In late October, singer-songwriter Jimmy Buffett—decked out in his signature baseball cap and aviators, scenic beach at his back—posted a video on YouTube for his Floridian fans: This November, be like him and vote “no” on Amendment 1. He held up his index finger for emphasis, then he repeated it in Spanish.
Amendment 1, or “Rights of Electricity Consumers Regarding Solar Energy Choice,” sounds reasonable—it’s hard to argue against a person’s right to choose. But critics are calling the amendment’s bluff: As written, it could achieve exactly the opposite, instead making it impossible to choose solar in Florida. Amendment 1 would add a section to the state constitution protecting the government’s right to “ensure that customers who do not choose to install solar are not required to subsidize the costs.” Legally, it opens the door for everything from charging extra fees every time a solar household uses traditional electricity (that is, at night), to dissolving a state program, called net-metering, that makes solar affordable by giving users credit for the excess energy they generate.

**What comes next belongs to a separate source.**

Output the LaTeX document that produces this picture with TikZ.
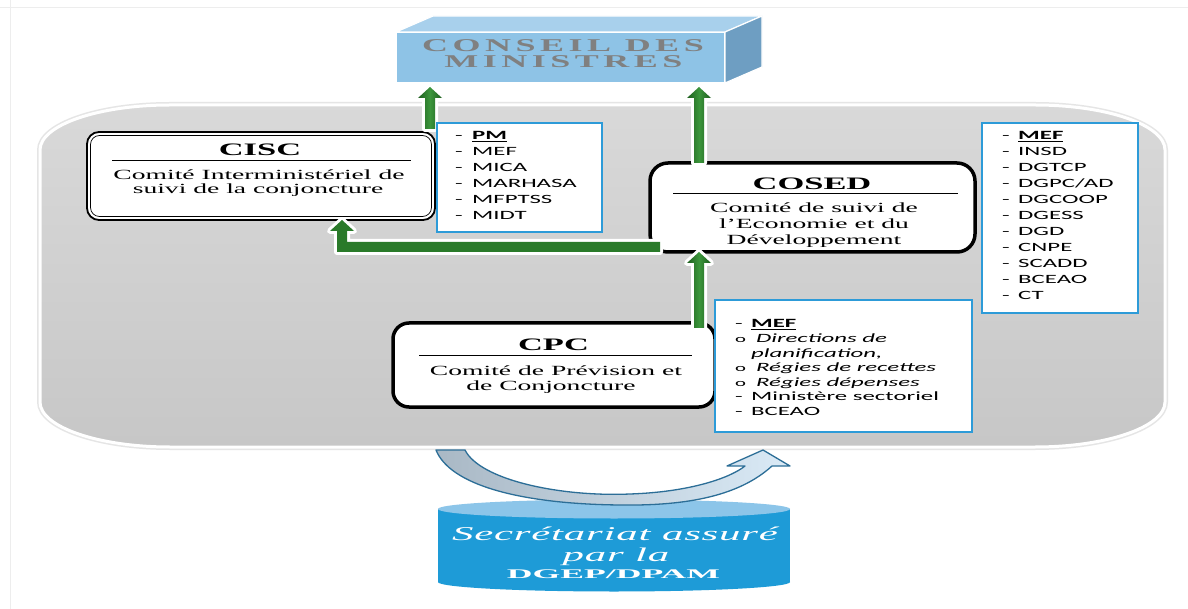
\documentclass[tikz,border=0pt]{standalone}
\usepackage{fontspec}
\usetikzlibrary{calc}
\newfontfamily\tnrfont[FakeStretch=1.97]{Liberation Serif}
\newfontfamily\lstfont[FakeStretch=1.97]{Carlito}
\newfontfamily\consfont[FakeStretch=2.0,LetterSpace=25]{Liberation Serif}
\newfontfamily\secfont[FakeStretch=2.2,LetterSpace=4]{Liberation Serif}
\newfontfamily\dgepfont[FakeStretch=2.7]{Liberation Serif}
\definecolor{gdark}{HTML}{1D5E1D}
\definecolor{glight}{HTML}{3C963C}
\definecolor{gmid}{HTML}{2A7A2A}
\definecolor{lblue}{HTML}{2D9BD8}
\definecolor{cfrontc}{HTML}{8EC3E6}
\definecolor{ctopc}{HTML}{A8D0EC}
\definecolor{csidec}{HTML}{6E9EC2}
\definecolor{cylbody}{HTML}{1E9BD7}
\definecolor{cyltop}{HTML}{8CC5E9}
\definecolor{carrowline}{HTML}{2C6E97}
\definecolor{carrowgrey}{HTML}{A9B8C5}
\definecolor{carrowblue}{HTML}{DAEAF6}
\definecolor{constext}{HTML}{808080}
\tikzset{
  garrow/.style={preaction={draw=white,line width=6pt,line join=round},left color=gdark,right color=gdark,middle color=glight},
  gearrow/.style={preaction={draw=white,line width=6pt,line join=round},fill=gmid},
  mainbox/.style={draw=black,fill=white,inner sep=0pt,outer sep=0pt},
  listbox/.style={draw=lblue,fill=white,line width=2pt,inner sep=0pt,outer sep=0pt},
  ttl/.style={anchor=base,font=\tnrfont\bfseries\fontsize{17.5}{20}\selectfont},
  tx/.style={anchor=base,font=\tnrfont\fontsize{14}{16}\selectfont},
  lst/.style={anchor=base west,inner sep=0pt,font=\lstfont\fontsize{12.6}{16}\selectfont},
  lstb/.style={anchor=base west,inner sep=0pt,font=\lstfont\fontsize{12.6}{14.6}\selectfont},
}
\newcommand\vgarrow[2]{%
  \path[garrow] let \p1=(#1), \p2=(#2) in
  (\x1-5pt,\y1) -- (\x1-5pt,\y2-11pt) -- (\x1-12pt,\y2-11pt) -- (\x1,\y2) --
  (\x1+12pt,\y2-11pt) -- (\x1+5pt,\y2-11pt) -- (\x1+5pt,\y1) -- cycle;}
\newcommand\smallo{{\fontsize{10.5}{10}\selectfont o}}
\begin{document}
\begin{tikzpicture}[x=1pt,y=-1pt]
\fill[white] (0,0) rectangle (1188,609);
\useasboundingbox (0,0) rectangle (1188,609);
\draw[black!7] (10,0) -- (10,609);
\draw[black!7] (0,7) -- (1188,7);
% grey panel
\draw[black!10,line width=6pt] (170,105) -- (1035,105) .. controls (1106.8,105) and (1165,125.1) .. (1165,150) -- (1165,402) .. controls (1165,426.9) and (1106.8,447) .. (1035,447) -- (170,447) .. controls (98.2,447) and (40,426.9) .. (40,402) -- (40,150) .. controls (40,125.1) and (98.2,105) .. (170,105) -- cycle;
\path[top color=black!15,bottom color=black!22,draw=white,line width=3pt] (170,105) -- (1035,105) .. controls (1106.8,105) and (1165,125.1) .. (1165,150) -- (1165,402) .. controls (1165,426.9) and (1106.8,447) .. (1035,447) -- (170,447) .. controls (98.2,447) and (40,426.9) .. (40,402) -- (40,150) .. controls (40,125.1) and (98.2,105) .. (170,105) -- cycle;
% conseil des ministres
\node[fill=cfrontc,draw=white,line width=1.2pt,minimum width=329pt,minimum height=51pt,inner sep=0pt,outer sep=0pt] (conseil) at (560.5,57.5) {};
\path[fill=ctopc,draw=white,line width=1.2pt,line join=round] (conseil.north west) -- ($(conseil.north west)+(37,-16)$) -- ($(conseil.north east)+(37,-16)$) -- (conseil.north east) -- cycle;
\path[fill=csidec,draw=white,line width=1.2pt,line join=round] (conseil.north east) -- ($(conseil.north east)+(37,-16)$) -- ($(conseil.south east)+(37,-16)$) -- (conseil.south east) -- cycle;
\node[anchor=base,text=constext,font=\consfont\bfseries\fontsize{18}{20}\selectfont] (cons1) at (563,52) {CONSEIL DES};
\node[anchor=base,text=constext,font=\consfont\bfseries\fontsize{18}{20}\selectfont] (cons2) at (563.5,68) {MINISTRES};
% CISC
\node[mainbox,line width=1.8pt,rounded corners=12pt,minimum width=348pt,minimum height=88pt] (cisc) at (261,176) {};
\draw[line width=0.7pt,rounded corners=9pt] ($(cisc.north west)+(3.5,3.5)$) rectangle ($(cisc.south east)-(3.5,3.5)$);
\node[ttl] (cisct) at (260,156) {CISC};
\draw[line width=0.8pt] (112,160.5) -- (411,160.5);
\node[tx] (cisc1) at (259,179.5) {Comité Interministériel de};
\node[tx] (cisc2) at (258,193.5) {suivi de la conjoncture};
% COSED
\node[mainbox,line width=3.5pt,rounded corners=18pt,minimum width=325pt,minimum height=89pt] (cosed) at (812.5,207.5) {};
\node[ttl] (cosedt) at (812,190) {COSED};
\draw[line width=0.8pt] (673,193.5) -- (958,193.5);
\node[tx] (cosed1) at (814,213) {Comité de suivi de};
\node[tx] (cosed2) at (814,229) {l’Economie et du};
\node[tx] (cosed3) at (814,245) {Développement};
% CPC
\node[mainbox,line width=3.5pt,rounded corners=16pt,minimum width=322pt,minimum height=84pt] (cpc) at (554,365) {};
\node[ttl] (cpct) at (553.5,350) {CPC};
\draw[line width=0.8pt] (419,355) -- (692,355);
\node[tx] (cpc1) at (556,375) {Comité de Prévision et};
\node[tx] (cpc2) at (551,390) {de Conjoncture};
% green arrows
\coordinate (a1b) at ($(cisc.north east)+(-5,-3)$);
\coordinate (a1t) at ($(a1b |- conseil.south)+(0,4)$);
\vgarrow{a1b}{a1t}
\coordinate (a2b) at ($(cosed.north west)+(49,0)$);
\coordinate (a2t) at ($(a2b |- conseil.south)+(0,4)$);
\vgarrow{a2b}{a2t}
\coordinate (a3b) at ($(cpc.north east)+(-16,5)$);
\coordinate (a3t) at (a3b |- cosed.south);
\vgarrow{a3b}{a3t}
\coordinate (e1) at ($(cosed.south west)+(10,-5)$);
\coordinate (e2) at ($(cisc.south east)+(-93,0)$);
\path[gearrow] let \p1=(e1), \p2=(e2) in
  (\x1,\y1+5pt) -- (\x2+5pt,\y1+5pt) -- (\x2+5pt,\y2-11pt) -- (\x2+12pt,\y2-11pt) -- (\x2,\y2) --
  (\x2-12pt,\y2-11pt) -- (\x2-5pt,\y2-11pt) -- (\x2-5pt,\y1-5pt) -- (\x1,\y1-5pt) -- cycle;
% lists
\node[listbox,minimum width=165pt,minimum height=109pt] (pmbox) at (519.5,177.5) {};
\node[lst] (pmlist) at (455,140) {\begin{tabular}[t]{@{}l@{\hspace{9.4pt}}l@{}}
-&\underline{\textbf{PM}}\\ -&MEF\\ -&MICA\\ -&MARHASA\\ -&MFPTSS\\ -&MIDT\end{tabular}};
\node[listbox,minimum width=156pt,minimum height=190pt] (mefbox) at (1060,218) {};
\node[lst] (meflist) at (1002,140) {\begin{tabular}[t]{@{}l@{\hspace{8.4pt}}l@{}}
-&\underline{\textbf{MEF}}\\ -&INSD\\ -&DGTCP\\ -&DGPC/AD\\ -&DGCOOP\\ -&DGESS\\ -&DGD\\ -&CNPE\\ -&SCADD\\ -&BCEAO\\ -&CT\end{tabular}};
\node[listbox,minimum width=257pt,minimum height=132pt] (cpcbox) at (843.5,366) {};
\node[lstb] (cpclist) at (735,328) {\begin{tabular}[t]{@{}l@{\hspace{5pt}}l@{}}
-&\underline{\textbf{MEF}}\\
\smallo&\hspace{5pt}\textit{Directions de}\\
&\textit{planification,}\\
\smallo&\hspace{5pt}\textit{Régies de recettes}\\
\smallo&\hspace{5pt}\textit{Régies dépenses}\\
-&Ministère sectoriel\\
-&BCEAO\end{tabular}};
% cylinder
\fill[cylbody] (438,509) rectangle (790,582);
\fill[cylbody] (614,582) ellipse [x radius=176pt,y radius=9.5pt];
\fill[cyltop] (614,509) ellipse [x radius=176pt,y radius=9.5pt];
\node[anchor=base,text=white,font=\secfont\itshape\fontsize{19.5}{22}\selectfont] (sec1) at (615,540) {Secrétariat assuré};
\node[anchor=base,text=white,font=\secfont\itshape\fontsize{19.5}{22}\selectfont] (sec2) at (616,561.5) {par la};
\node[anchor=base,text=white,font=\dgepfont\bfseries\fontsize{13.2}{14}\selectfont] (sec3) at (613.5,578) {DGEP/DPAM};
% curved arrow
\path[draw=carrowline,line width=1.3pt,line join=round,left color=carrowgrey,right color=carrowblue]
  (436,450) -- (465,450) .. controls (480,480) and (560,497) .. (630,494)
  .. controls (690,492) and (730,478) .. (745,466) -- (727,466) -- (763,450) -- (790,466) -- (772,466)
  .. controls (740,495) and (690,506) .. (620,505) .. controls (520,504) and (450,485) .. (436,450) -- cycle;
\end{tikzpicture}
\end{document}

Critics say Amendment 1 stands to destroy solar energy in Florida, and they have reason to think so—similar bills in other states like Nevada have brought the industry to a grinding halt. That’s not surprising: Amendment 1 was introduced by Consumers for Smart Solar, a group made up almost entirely of utility companies that have spent close to $26 million trying to get the initiative passed.
But the opposition to the amendment has gathered steam, in part because of an unlikely alliance: Tea Party conservatives and progressive environmentalists have come together to fight Amendment 1 as part of a group called Floridians for Solar Choice.
“Deception cuts across all of the political spectrum,” said Stephen Smith, executive director of the Southern Alliance for Clean Energy and a Floridians for Solar Choice board member. “People want truth. They don’t want to be misled, and they don’t like heavy-handed bullies like the utilities in Florida.” The Libertarian Party of Florida, the Republican Liberty Caucus, and many of the grassroots groups represented by Florida’s Tea Party Network have all signed on to Floridians for Solar Choice.
“The dismal and sometimes scandalous history of solar power in Florida stems not from solar companies, but from the big electric power companies,” Catherine Baer, chair of the Tea Party network, wrote in the Tallahassee Democrat last year. “Floridians need the freedom to choose solar without interference from government or from monopolies.”